FEDS BLOCK QUALCOMM MERGER

 

HOSTILE TAKE-OVER CONFLICT DELAYED

Qualcomm got a reprieve from a hostile takeover it was sure to lose. A watchdog government agency and a mix of elected officials and businessmen brought pressure for the Qualcomm March stockholder meeting to be delayed 30 days. It was done under unusual circumstances to review the Qualcomm-Broadcom merger as a threat to national security.

This surprise intervention was later backed by President. Trump issuing an executive order to stop a merger for national security protection.

Why did the government step into a nasty hostile takeover of a San Diego business firm? National security of the U.S. brand and the political consequences were key reasons.

A zero-hour cancellation of Qualcomm’s anual meeting and the hostile takeover caught Broadcom off guard after two negotiating sessions with Qualcomm leaders.

The blue proxy distributed by Broadcom appeared to be getting support from a majority of the 78% of investment fund stockholders. The 30-day delay and report from the investigation agency changed all that.

Many of the investment firms owning Qualcomm stock will follow the advice given by two consulting firms that advise companies on potential merger A report from Bloomberg  indicated the investment fund proxy votes already cast were in favor of the Broadcom merger.

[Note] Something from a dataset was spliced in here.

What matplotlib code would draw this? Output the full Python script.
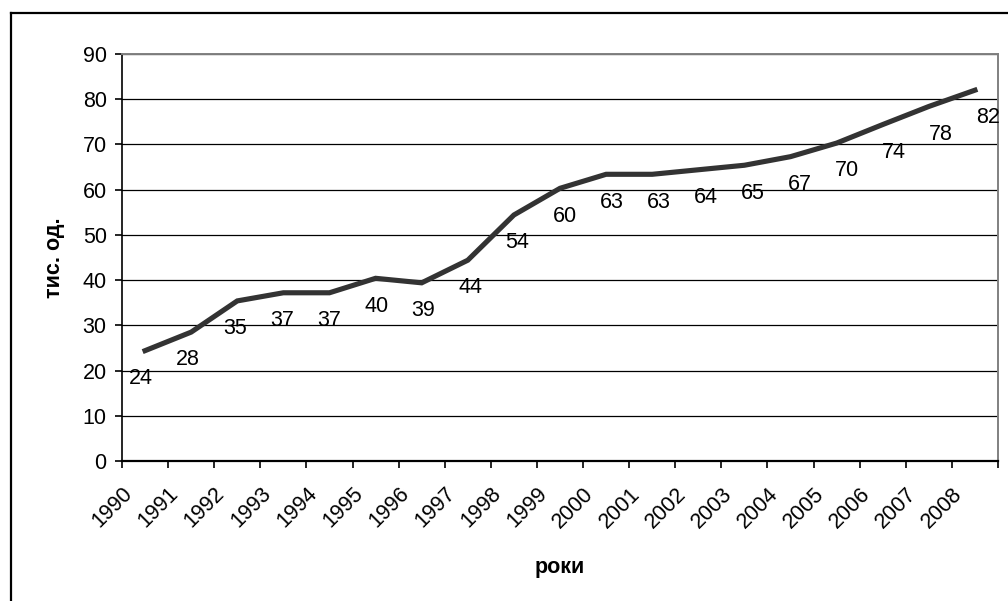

Another surprise event was the resignation of Paul Jacobs the Qualcomm board chairman and the CEO Jeffrey Henderson from management positions but both remain members of the board. Apparently the major investment fund stockholders have not been satisfied with Qualcomm management and therefore supported the merger with Broadcom.

The agency that was conducting the review of the proposed merger is called Committee for Foreign Investment In the United State (CFIUS), a committee of the Treasury Department including members from other government agencies concerned with security of the U.S. If the committee conducting the review of a proposed merger suspects any threat to national security or existing anti-trust legislation, it has the authority to intercede

Broadcom was so anxious to acquire Qualcomm that the last and final offer for the stock was increased to $171 billion including 71 shares and $82 in cash. Broadcom also modified its proxy to put five members of their choice on the 11-member board which could make it possible to influence Qualcomm operations.

A few weeks ago a news report stated that Broadcom was not interested in investments in new technology A few weeks later  that statement was rescinded with a media report that the company would continue the work that Qualcomm has devoted to be a leader in the 5G development.

So what should  Qualcomm management due to avoid another take-over? The board of directors must be increased with more outside experts to overcome the “insiders’ club.” The company should hire lobbyists and publicists to keep the name in public attention after all the coverage during the take-over.